BRIEF: Repeat the material exactly, every line of it.

GIVEN INFORMATION:
════════

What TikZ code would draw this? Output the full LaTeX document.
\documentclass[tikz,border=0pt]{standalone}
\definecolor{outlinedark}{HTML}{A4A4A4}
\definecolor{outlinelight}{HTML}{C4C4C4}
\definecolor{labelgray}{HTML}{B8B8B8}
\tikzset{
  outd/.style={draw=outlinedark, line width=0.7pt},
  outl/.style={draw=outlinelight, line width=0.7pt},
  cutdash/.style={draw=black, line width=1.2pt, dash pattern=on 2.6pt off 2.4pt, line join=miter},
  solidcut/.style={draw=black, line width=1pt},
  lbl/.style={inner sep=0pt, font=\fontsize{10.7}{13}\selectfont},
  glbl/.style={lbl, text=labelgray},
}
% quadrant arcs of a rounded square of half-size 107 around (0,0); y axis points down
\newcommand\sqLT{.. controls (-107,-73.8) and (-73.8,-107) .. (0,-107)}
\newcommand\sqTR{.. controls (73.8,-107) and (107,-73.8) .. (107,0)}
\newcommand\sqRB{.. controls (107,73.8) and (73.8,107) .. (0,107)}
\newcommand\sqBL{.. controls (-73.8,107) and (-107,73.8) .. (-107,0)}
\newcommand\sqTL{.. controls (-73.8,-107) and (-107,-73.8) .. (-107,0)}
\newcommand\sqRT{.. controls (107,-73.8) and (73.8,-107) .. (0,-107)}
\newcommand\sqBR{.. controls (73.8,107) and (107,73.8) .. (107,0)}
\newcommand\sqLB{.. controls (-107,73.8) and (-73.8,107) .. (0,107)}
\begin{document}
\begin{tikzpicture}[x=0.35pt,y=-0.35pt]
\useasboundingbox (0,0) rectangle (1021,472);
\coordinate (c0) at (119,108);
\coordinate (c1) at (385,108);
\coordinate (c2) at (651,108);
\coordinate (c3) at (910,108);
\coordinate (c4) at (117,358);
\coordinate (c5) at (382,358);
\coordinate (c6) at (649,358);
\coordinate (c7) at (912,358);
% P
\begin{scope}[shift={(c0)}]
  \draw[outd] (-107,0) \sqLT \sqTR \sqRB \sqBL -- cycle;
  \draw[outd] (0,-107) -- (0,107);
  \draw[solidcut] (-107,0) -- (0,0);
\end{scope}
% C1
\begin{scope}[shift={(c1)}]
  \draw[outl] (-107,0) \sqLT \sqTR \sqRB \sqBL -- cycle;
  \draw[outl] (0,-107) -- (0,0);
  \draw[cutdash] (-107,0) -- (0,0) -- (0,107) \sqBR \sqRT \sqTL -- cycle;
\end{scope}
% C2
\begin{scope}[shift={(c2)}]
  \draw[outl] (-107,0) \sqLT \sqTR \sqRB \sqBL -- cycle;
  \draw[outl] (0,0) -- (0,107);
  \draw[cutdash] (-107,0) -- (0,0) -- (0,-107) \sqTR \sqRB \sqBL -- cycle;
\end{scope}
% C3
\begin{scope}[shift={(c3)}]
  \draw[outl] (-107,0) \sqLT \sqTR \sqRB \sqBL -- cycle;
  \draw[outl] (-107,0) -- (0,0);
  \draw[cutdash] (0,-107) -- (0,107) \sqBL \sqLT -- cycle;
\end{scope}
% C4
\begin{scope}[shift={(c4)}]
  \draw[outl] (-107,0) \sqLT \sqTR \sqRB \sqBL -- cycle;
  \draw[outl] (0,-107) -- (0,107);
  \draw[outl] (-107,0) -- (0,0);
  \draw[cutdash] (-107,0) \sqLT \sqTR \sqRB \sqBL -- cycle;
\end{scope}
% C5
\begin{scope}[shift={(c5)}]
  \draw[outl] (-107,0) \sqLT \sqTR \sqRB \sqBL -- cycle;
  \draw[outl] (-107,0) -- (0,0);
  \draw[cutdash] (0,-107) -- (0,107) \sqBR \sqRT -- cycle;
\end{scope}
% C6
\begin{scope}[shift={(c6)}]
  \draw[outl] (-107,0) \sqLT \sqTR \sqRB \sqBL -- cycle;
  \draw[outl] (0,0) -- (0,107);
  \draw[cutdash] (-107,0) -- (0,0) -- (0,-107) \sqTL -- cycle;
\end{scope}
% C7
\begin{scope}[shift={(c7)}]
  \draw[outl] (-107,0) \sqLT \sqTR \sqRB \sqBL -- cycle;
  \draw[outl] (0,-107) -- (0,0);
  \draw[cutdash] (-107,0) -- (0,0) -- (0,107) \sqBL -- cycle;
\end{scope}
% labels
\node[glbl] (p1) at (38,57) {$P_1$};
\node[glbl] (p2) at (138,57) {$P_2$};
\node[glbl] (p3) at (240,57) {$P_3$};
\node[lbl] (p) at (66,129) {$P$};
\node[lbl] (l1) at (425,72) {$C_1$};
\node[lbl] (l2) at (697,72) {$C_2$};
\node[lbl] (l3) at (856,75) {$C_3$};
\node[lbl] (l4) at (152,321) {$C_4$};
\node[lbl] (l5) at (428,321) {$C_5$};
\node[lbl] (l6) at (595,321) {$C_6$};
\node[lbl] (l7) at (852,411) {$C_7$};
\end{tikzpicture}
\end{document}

════════

EXERCISE OUTPUT:
What TikZ code would draw this? Output the full LaTeX document.
\documentclass[tikz,border=0pt]{standalone}
\definecolor{outlinedark}{HTML}{A4A4A4}
\definecolor{outlinelight}{HTML}{C4C4C4}
\definecolor{labelgray}{HTML}{B8B8B8}
\tikzset{
  outd/.style={draw=outlinedark, line width=0.7pt},
  outl/.style={draw=outlinelight, line width=0.7pt},
  cutdash/.style={draw=black, line width=1.2pt, dash pattern=on 2.6pt off 2.4pt, line join=miter},
  solidcut/.style={draw=black, line width=1pt},
  lbl/.style={inner sep=0pt, font=\fontsize{10.7}{13}\selectfont},
  glbl/.style={lbl, text=labelgray},
}
% quadrant arcs of a rounded square of half-size 107 around (0,0); y axis points down
\newcommand\sqLT{.. controls (-107,-73.8) and (-73.8,-107) .. (0,-107)}
\newcommand\sqTR{.. controls (73.8,-107) and (107,-73.8) .. (107,0)}
\newcommand\sqRB{.. controls (107,73.8) and (73.8,107) .. (0,107)}
\newcommand\sqBL{.. controls (-73.8,107) and (-107,73.8) .. (-107,0)}
\newcommand\sqTL{.. controls (-73.8,-107) and (-107,-73.8) .. (-107,0)}
\newcommand\sqRT{.. controls (107,-73.8) and (73.8,-107) .. (0,-107)}
\newcommand\sqBR{.. controls (73.8,107) and (107,73.8) .. (107,0)}
\newcommand\sqLB{.. controls (-107,73.8) and (-73.8,107) .. (0,107)}
\begin{document}
\begin{tikzpicture}[x=0.35pt,y=-0.35pt]
\useasboundingbox (0,0) rectangle (1021,472);
\coordinate (c0) at (119,108);
\coordinate (c1) at (385,108);
\coordinate (c2) at (651,108);
\coordinate (c3) at (910,108);
\coordinate (c4) at (117,358);
\coordinate (c5) at (382,358);
\coordinate (c6) at (649,358);
\coordinate (c7) at (912,358);
% P
\begin{scope}[shift={(c0)}]
  \draw[outd] (-107,0) \sqLT \sqTR \sqRB \sqBL -- cycle;
  \draw[outd] (0,-107) -- (0,107);
  \draw[solidcut] (-107,0) -- (0,0);
\end{scope}
% C1
\begin{scope}[shift={(c1)}]
  \draw[outl] (-107,0) \sqLT \sqTR \sqRB \sqBL -- cycle;
  \draw[outl] (0,-107) -- (0,0);
  \draw[cutdash] (-107,0) -- (0,0) -- (0,107) \sqBR \sqRT \sqTL -- cycle;
\end{scope}
% C2
\begin{scope}[shift={(c2)}]
  \draw[outl] (-107,0) \sqLT \sqTR \sqRB \sqBL -- cycle;
  \draw[outl] (0,0) -- (0,107);
  \draw[cutdash] (-107,0) -- (0,0) -- (0,-107) \sqTR \sqRB \sqBL -- cycle;
\end{scope}
% C3
\begin{scope}[shift={(c3)}]
  \draw[outl] (-107,0) \sqLT \sqTR \sqRB \sqBL -- cycle;
  \draw[outl] (-107,0) -- (0,0);
  \draw[cutdash] (0,-107) -- (0,107) \sqBL \sqLT -- cycle;
\end{scope}
% C4
\begin{scope}[shift={(c4)}]
  \draw[outl] (-107,0) \sqLT \sqTR \sqRB \sqBL -- cycle;
  \draw[outl] (0,-107) -- (0,107);
  \draw[outl] (-107,0) -- (0,0);
  \draw[cutdash] (-107,0) \sqLT \sqTR \sqRB \sqBL -- cycle;
\end{scope}
% C5
\begin{scope}[shift={(c5)}]
  \draw[outl] (-107,0) \sqLT \sqTR \sqRB \sqBL -- cycle;
  \draw[outl] (-107,0) -- (0,0);
  \draw[cutdash] (0,-107) -- (0,107) \sqBR \sqRT -- cycle;
\end{scope}
% C6
\begin{scope}[shift={(c6)}]
  \draw[outl] (-107,0) \sqLT \sqTR \sqRB \sqBL -- cycle;
  \draw[outl] (0,0) -- (0,107);
  \draw[cutdash] (-107,0) -- (0,0) -- (0,-107) \sqTL -- cycle;
\end{scope}
% C7
\begin{scope}[shift={(c7)}]
  \draw[outl] (-107,0) \sqLT \sqTR \sqRB \sqBL -- cycle;
  \draw[outl] (0,-107) -- (0,0);
  \draw[cutdash] (-107,0) -- (0,0) -- (0,107) \sqBL -- cycle;
\end{scope}
% labels
\node[glbl] (p1) at (38,57) {$P_1$};
\node[glbl] (p2) at (138,57) {$P_2$};
\node[glbl] (p3) at (240,57) {$P_3$};
\node[lbl] (p) at (66,129) {$P$};
\node[lbl] (l1) at (425,72) {$C_1$};
\node[lbl] (l2) at (697,72) {$C_2$};
\node[lbl] (l3) at (856,75) {$C_3$};
\node[lbl] (l4) at (152,321) {$C_4$};
\node[lbl] (l5) at (428,321) {$C_5$};
\node[lbl] (l6) at (595,321) {$C_6$};
\node[lbl] (l7) at (852,411) {$C_7$};
\end{tikzpicture}
\end{document}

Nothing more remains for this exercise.